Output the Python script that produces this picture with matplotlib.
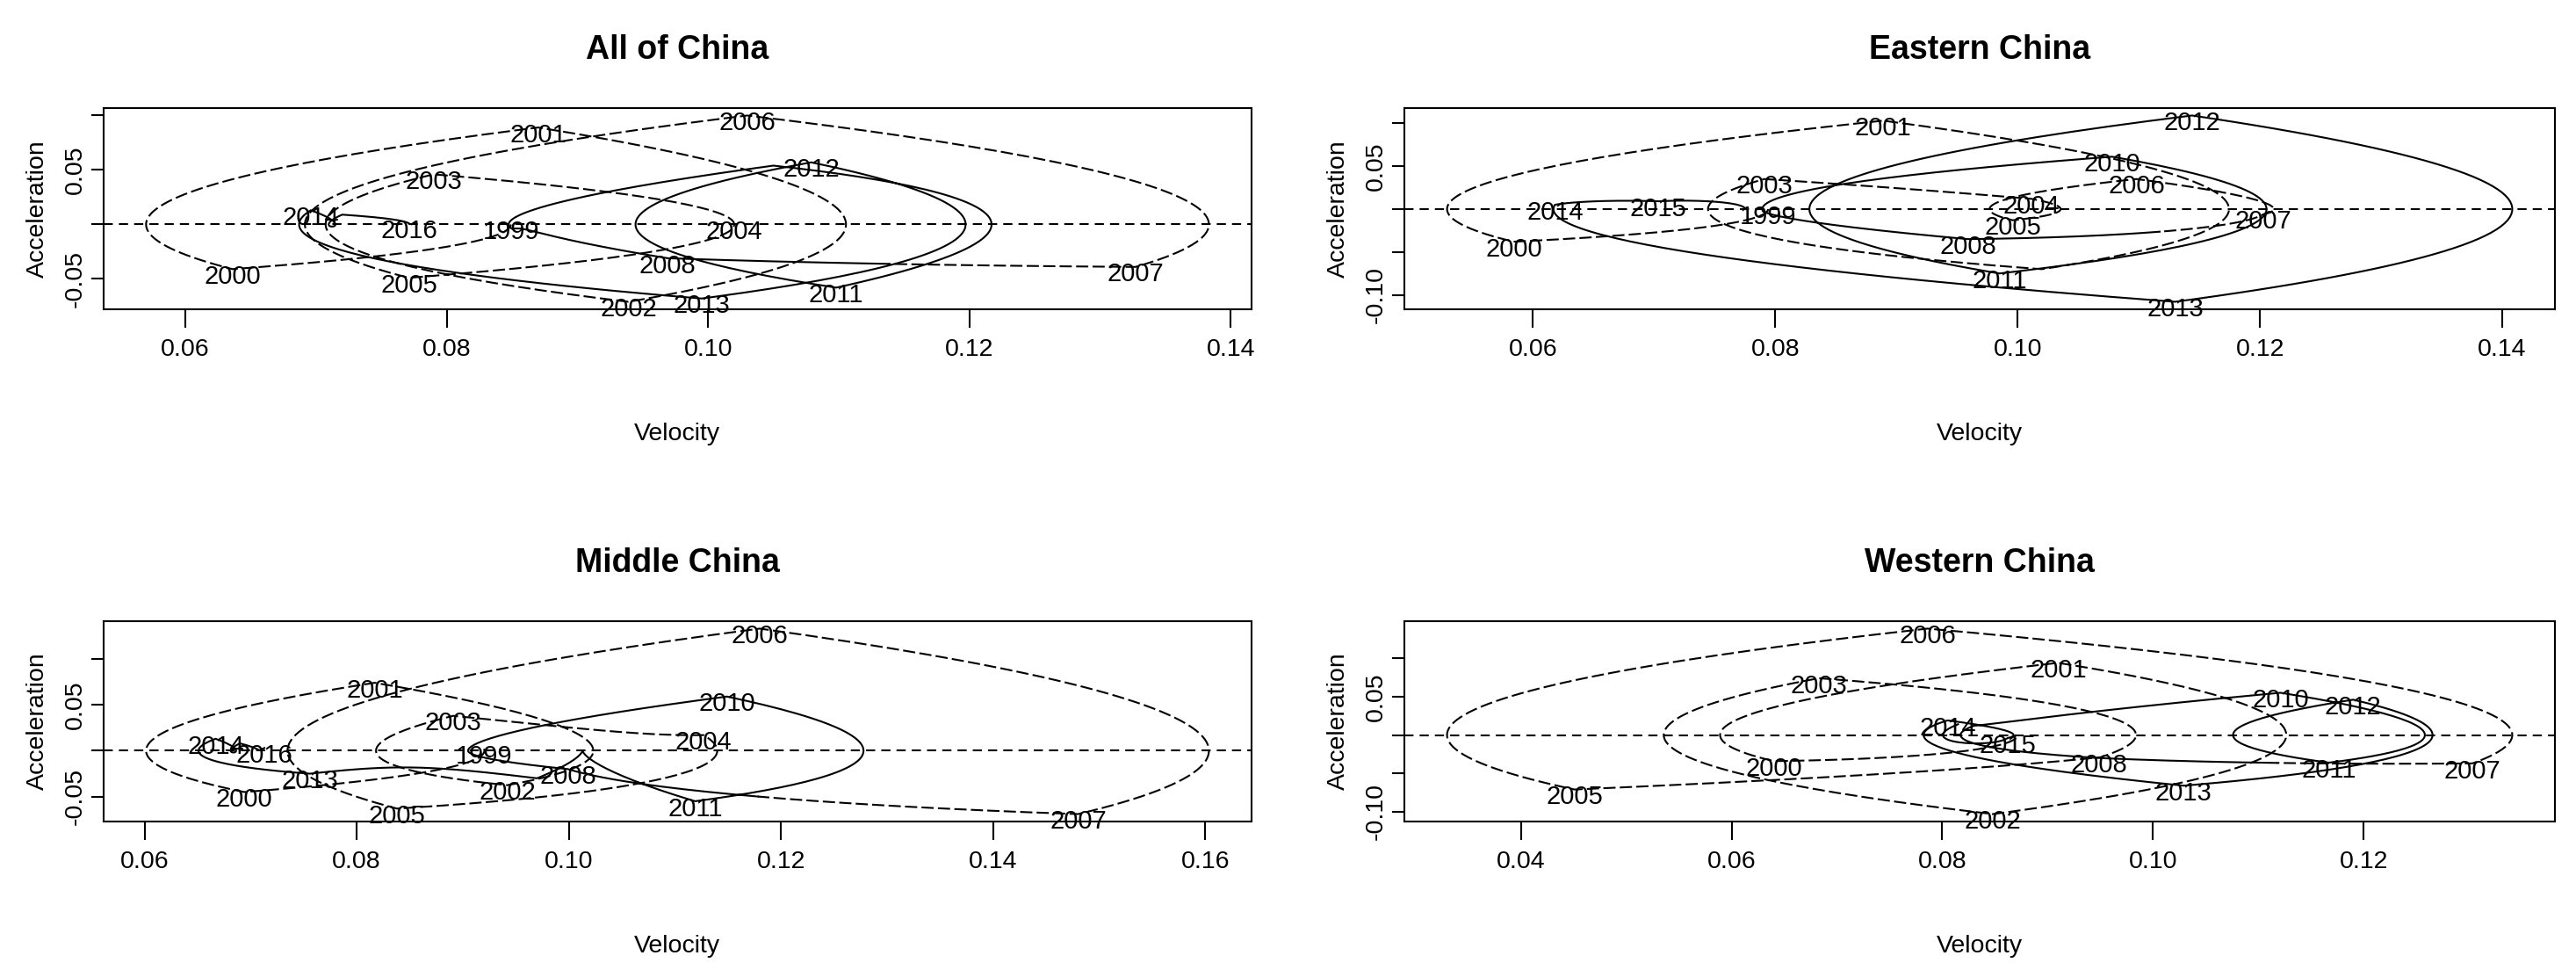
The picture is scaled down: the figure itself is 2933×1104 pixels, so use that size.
import numpy as np
import matplotlib
matplotlib.use("Agg")
import matplotlib.pyplot as plt

plt.rcParams['font.family'] = ['Liberation Sans', 'DejaVu Sans']
plt.rcParams['lines.scale_dashes'] = False

years = list(range(1999, 2017))

# velocity / acceleration at each year
all_vel = [0.0849, 0.0636, 0.0870, 0.0939, 0.0790, 0.1020, 0.0771, 0.1030, 0.1327,
           0.0969, 0.0850, 0.1050, 0.1098, 0.1079, 0.0995, 0.0696, 0.0720, 0.0771]
all_acc = [0.000, -0.041, 0.089, -0.071, 0.046, 0.000, -0.049, 0.100, -0.039,
           -0.031, -0.004, 0.054, -0.058, 0.057, -0.068, 0.013, 0.009, 0.001]

east_vel = [0.0794, 0.0584, 0.0889, 0.1020, 0.0791, 0.1011, 0.0996, 0.1098, 0.1203,
            0.0959, 0.0790, 0.1078, 0.0985, 0.1144, 0.1130, 0.0618, 0.0703, 0.0775]
east_acc = [0.000, -0.038, 0.103, -0.070, 0.035, 0.012, -0.013, 0.035, -0.006,
            -0.035, -0.003, 0.061, -0.075, 0.109, -0.108, 0.005, 0.009, 0.000]

mid_vel = [0.0920, 0.0694, 0.0817, 0.0942, 0.0891, 0.1127, 0.0838, 0.1180, 0.1480,
           0.0999, 0.0905, 0.1149, 0.1119, 0.0970, 0.0756, 0.0667, 0.0690, 0.0713]
mid_acc = [0.002, -0.045, 0.074, -0.0375, 0.038, 0.017, -0.063, 0.133, -0.069,
           -0.020, 0.000, 0.059, -0.055, -0.030, -0.025, 0.013, 0.008, 0.003]

west_vel = [0.0870, 0.0640, 0.0910, 0.0848, 0.0683, 0.0950, 0.0451, 0.0786, 0.1303,
            0.0949, 0.0830, 0.1121, 0.1167, 0.1190, 0.1029, 0.0805, 0.0862, 0.0815]
west_acc = [-0.004, -0.034, 0.094, -0.103, 0.074, -0.029, -0.071, 0.1386, -0.037,
            -0.030, 0.012, 0.055, -0.036, 0.046, -0.066, 0.019, -0.004, 0.014]

# years whose labels can be read on each panel (the others sit under other labels)
all_shown = [1999, 2000, 2001, 2002, 2003, 2004, 2005, 2006, 2007, 2008, 2011, 2012, 2013, 2014, 2016]
east_shown = [1999, 2000, 2001, 2003, 2004, 2005, 2006, 2007, 2008, 2010, 2011, 2012, 2013, 2014, 2015]
mid_shown = [1999, 2000, 2001, 2002, 2003, 2004, 2005, 2006, 2007, 2008, 2010, 2011, 2013, 2014, 2016]
west_shown = [2000, 2001, 2002, 2003, 2005, 2006, 2007, 2008, 2010, 2011, 2012, 2013, 2014, 2015]

titles = ["All of China", "Eastern China", "Middle China", "Western China"]
x_ticks = [[0.06, 0.08, 0.10, 0.12, 0.14],
           [0.06, 0.08, 0.10, 0.12, 0.14],
           [0.06, 0.08, 0.10, 0.12, 0.14, 0.16],
           [0.04, 0.06, 0.08, 0.10, 0.12]]
y_ticks = [[-0.05, 0.0, 0.05, 0.10],
           [-0.10, -0.05, 0.0, 0.05, 0.10],
           [-0.05, 0.0, 0.05, 0.10],
           [-0.10, -0.05, 0.0, 0.05, 0.10]]
y_tick_labels = [["-0.05", "", "0.05", ""],
                 ["-0.10", "", "", "0.05", ""],
                 ["-0.05", "", "0.05", ""],
                 ["-0.10", "", "", "0.05", ""]]
vel = [all_vel, east_vel, mid_vel, west_vel]
acc = [all_acc, east_acc, mid_acc, west_acc]
shown = [all_shown, east_shown, mid_shown, west_shown]


def phase_path(t, v, a, n=60):
    # cubic Hermite trajectory: acceleration is the time derivative of velocity
    tt, vv, aa = [], [], []
    for i in range(len(t) - 1):
        h = t[i + 1] - t[i]
        s = np.linspace(0, 1, n, endpoint=False)
        h00 = 2 * s**3 - 3 * s**2 + 1
        h10 = s**3 - 2 * s**2 + s
        h01 = -2 * s**3 + 3 * s**2
        h11 = s**3 - s**2
        d00 = 6 * s**2 - 6 * s
        d10 = 3 * s**2 - 4 * s + 1
        d01 = -6 * s**2 + 6 * s
        d11 = 3 * s**2 - 2 * s
        tt.append(t[i] + s * h)
        vv.append(h00 * v[i] + h10 * h * a[i] + h01 * v[i + 1] + h11 * h * a[i + 1])
        aa.append((d00 * v[i] + d01 * v[i + 1]) / h + d10 * a[i] + d11 * a[i + 1])
    tt.append([t[-1]]); vv.append([v[-1]]); aa.append([a[-1]])
    return np.concatenate(tt), np.concatenate(vv), np.concatenate(aa)


fig = plt.figure(figsize=(29.33, 11.04), dpi=100)
boxes = [[0.0402, 0.6812, 0.4456, 0.2074],
         [0.5452, 0.6812, 0.4466, 0.2074],
         [0.0402, 0.1531, 0.4456, 0.2065],
         [0.5452, 0.1531, 0.4466, 0.2065]]

for k in range(4):
    ax = fig.add_axes(boxes[k])
    t, v, a = phase_path(np.array(years, float), np.array(vel[k]), np.array(acc[k]))
    mid = (years[0] + years[-1]) / 2
    first = t <= mid
    second = t >= mid
    ax.plot(v[first], a[first], color="black", lw=1.5, linestyle=(0, (10, 3.5)))
    ax.plot(v[second], a[second], color="black", lw=1.5, linestyle="solid")
    ax.axhline(0, color="black", lw=1.5, linestyle=(0, (7.5, 5)))
    for yr, x, y in zip(years, vel[k], acc[k]):
        if yr in shown[k]:
            ax.annotate(str(yr), (x, y), xytext=(0, -12), textcoords="offset points",
                        ha="center", va="baseline", fontsize=21)
    ax.margins(x=0.04, y=0.04)
    ax.set_xticks(x_ticks[k])
    ax.set_xticklabels(["%.2f" % x for x in x_ticks[k]])
    ax.set_yticks(y_ticks[k])
    ax.set_yticklabels(y_tick_labels[k], rotation=90, va="center")
    ax.tick_params(axis="x", direction="out", length=15, width=1.5, labelsize=20.5, pad=9)
    ax.tick_params(axis="y", direction="out", length=10, width=1.5, labelsize=20.5, pad=4)
    for sp in ax.spines.values():
        sp.set_linewidth(1.5)
    ax.set_title(titles[k], fontsize=27, fontweight="bold", pad=40)
    ax.set_xlabel("Velocity", fontsize=20.5, labelpad=50)
    ax.set_ylabel("Acceleration", fontsize=20.5, labelpad=12)

fig.savefig("out.png", dpi=100)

• **WHAT IS REQUIRED**: Out of the material above, gather each line where "figure" appears.

• **RESULT OF THIS EXERCISE**:
The picture is scaled down: the figure itself is 2933×1104 pixels, so use that size.
fig = plt.figure(figsize=(29.33, 11.04), dpi=100)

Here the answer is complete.